Laziness is about having zero desire to tackle a task, while procrastination stems from the anxiety and trouble that the task brings, making it difficult to dive in.

Why You Procrastinate?

Psychologist Linda Sapadin categorizes procrastinators into four types: the perfectionist, the dreamer, the worrier, and the defier. While these categories aren’t backed by research, they provide valuable insights into why people procrastinate.

Perfectionists set impossibly high standards for themselves, leading to daunting tasks that are hard to start. Worriers seek constant reassurance and are indecisive, often fearing criticism or failure. Both these types share a fear of not measuring up.

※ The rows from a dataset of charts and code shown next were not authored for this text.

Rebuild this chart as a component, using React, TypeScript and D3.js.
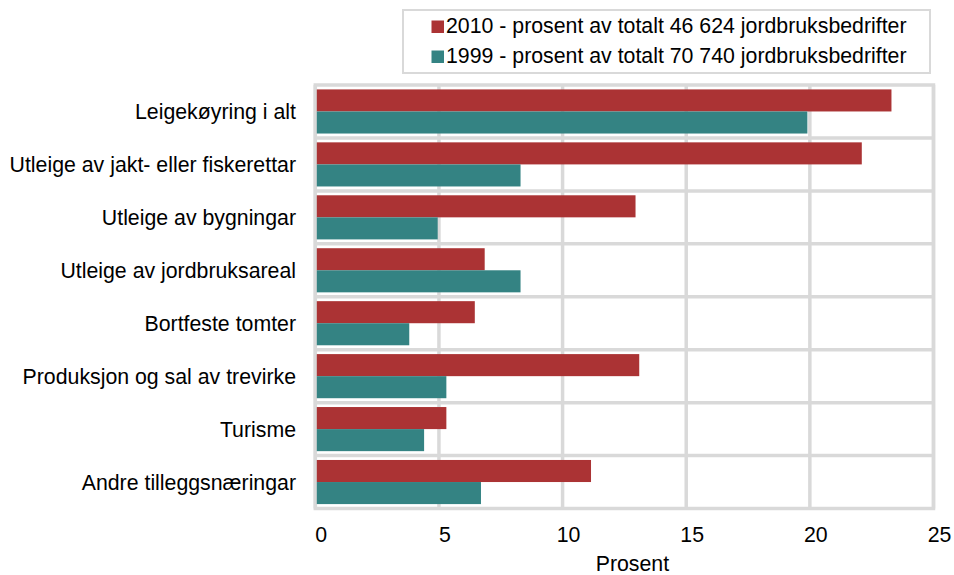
import React from "react";
import * as d3 from "d3";

const categories = [
  "Leigekøyring i alt",
  "Utleige av jakt- eller fiskerettar",
  "Utleige av bygningar",
  "Utleige av jordbruksareal",
  "Bortfeste tomter",
  "Produksjon og sal av trevirke",
  "Turisme",
  "Andre tilleggsnæringar",
];
const values2010 = [23.3, 22.1, 12.95, 6.85, 6.45, 13.1, 5.3, 11.15];
const values1999 = [19.9, 8.3, 4.95, 8.3, 3.8, 5.3, 4.4, 6.7];
const seriesNames = [
  "2010 - prosent av totalt 46 624 jordbruksbedrifter",
  "1999 - prosent av totalt 70 740 jordbruksbedrifter",
];
const seriesColors = ["#ab3334", "#348383"];
const xTicks = [0, 5, 10, 15, 20, 25];
const xTitle = "Prosent";

const W = 954;
const H = 575;
const FONT = "'Liberation Sans', Arial, sans-serif";
const FS = 21.3;
const GRID = "#d9d9d9";

export default function App() {
  const x = d3.scaleLinear().domain([0, 25]).range([315.3, 933.5]);
  const y = d3.scaleBand<string>().domain(categories).range([85, 508.5]).padding(0);
  const sub = d3
    .scaleBand<number>()
    .domain([0, 1])
    .range([0, y.bandwidth()])
    .paddingInner(0)
    .paddingOuter(0.2);
  const series = [values2010, values1999];
  const [x0, x1] = x.range();
  const [y0, y1] = y.range();

  return (
    <svg
      width={W}
      height={H}
      style={{ position: "absolute", left: 0, top: 0, background: "#fff" }}
      fontFamily={FONT}
    >
      {/* horizontal gridlines between categories */}
      {categories.map((c, i) =>
        i === 0 ? null : (
          <line
            key={"h" + i}
            x1={x0}
            x2={x1}
            y1={y(c)!}
            y2={y(c)!}
            stroke={GRID}
            strokeWidth={3.5}
          />
        )
      )}
      {/* vertical gridlines */}
      {xTicks.map((t) => (
        <line
          key={"v" + t}
          x1={x(t)}
          x2={x(t)}
          y1={y0}
          y2={y1}
          stroke={GRID}
          strokeWidth={3.5}
        />
      ))}
      {/* plot border */}
      <rect
        x={x0}
        y={y0}
        width={x1 - x0}
        height={y1 - y0}
        fill="none"
        stroke={GRID}
        strokeWidth={3.5}
      />
      {/* bars */}
      {categories.map((c, i) =>
        series.map((vals, s) => (
          <rect
            key={c + s}
            x={x(0) + 1.5}
            y={y(c)! + sub(s)!}
            width={Math.max(0, x(vals[i]) - x(0) - 1.5)}
            height={sub.bandwidth()}
            fill={seriesColors[s]}
          />
        ))
      )}
      {/* category labels */}
      {categories.map((c) => (
        <text
          key={"l" + c}
          x={296}
          y={y(c)! + y.bandwidth() / 2 + 7.5}
          textAnchor="end"
          fontSize={FS}
          fill="#000"
        >
          {c}
        </text>
      ))}
      {/* x tick labels */}
      {xTicks.map((t) => (
        <text
          key={"t" + t}
          x={x(t) + 6}
          y={541.5}
          textAnchor="middle"
          fontSize={FS}
          fill="#000"
        >
          {t}
        </text>
      ))}
      <text
        x={(x0 + x1) / 2 + 8}
        y={571}
        textAnchor="middle"
        fontSize={FS}
        fill="#000"
      >
        {xTitle}
      </text>
      {/* legend */}
      <rect x={403} y={10} width={527} height={63} fill="#fff" stroke={GRID} strokeWidth={2} />
      {seriesNames.map((n, i) => (
        <g key={n}>
          <rect x={431.5} y={20.5 + i * 30} width={12.5} height={12.5} fill={seriesColors[i]} />
          <text x={446} y={33.3 + i * 30} fontSize={FS} fill="#000">
            {n}
          </text>
        </g>
      ))}
    </svg>
  );
}
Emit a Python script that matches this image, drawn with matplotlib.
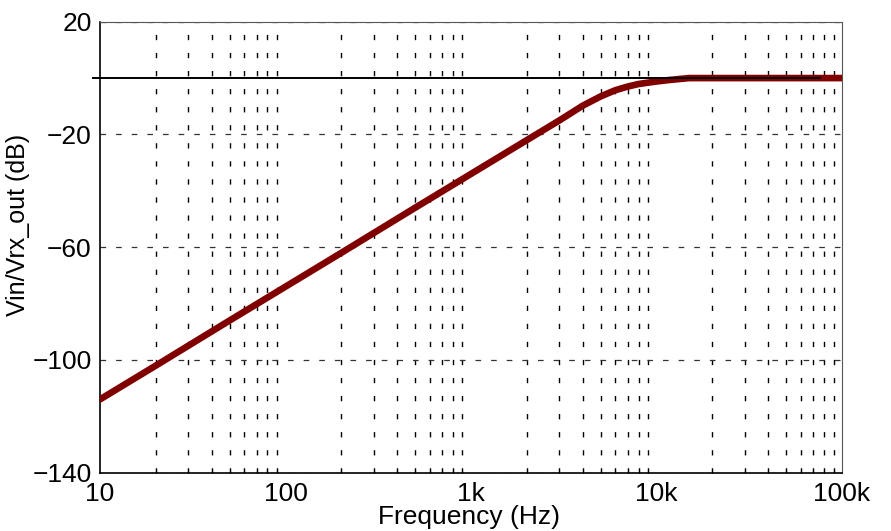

Dreamers, on the other hand, dislike the nitty-gritty details of tasks and prefer grand ideas, often thinking fate will intervene. Defiant procrastinators tend to rebel against expectations and authority, diminishing their motivation.

How To Break That Habit of Procrastination

  • To overcome procrastination, it’s essential to challenge these beliefs and behaviors. For perfectionists and worriers, recognize that perfectionistic standards are unrealistic, and it’s okay to make mistakes. Set time limits and stick to them.
  • Dreamers should learn to differentiate between dreams and goals, asking the crucial what, when, where, who, why, and how questions and creating a timeline for each step.
  • For defiers, open communication with authority figures can be empowering. Rather than passively resisting, engage in constructive conversations to find solutions.
  • Addressing procrastination isn’t easy, especially if it’s rooted in deep-seated issues. Sometimes, seeking professional help from a psychologist might be necessary, especially for those whose self-esteem is fragile.
  • Visualization can be a powerful tool. By picturing yourself completing a task, it becomes more achievable because you have a mental image of its accomplishment.

Ultimately, conquering procrastination is about belief. If you believe you can overcome it, you’re on the right track. Procrastination is not about laziness but rather about understanding yourself and developing strategies to break free from its grip.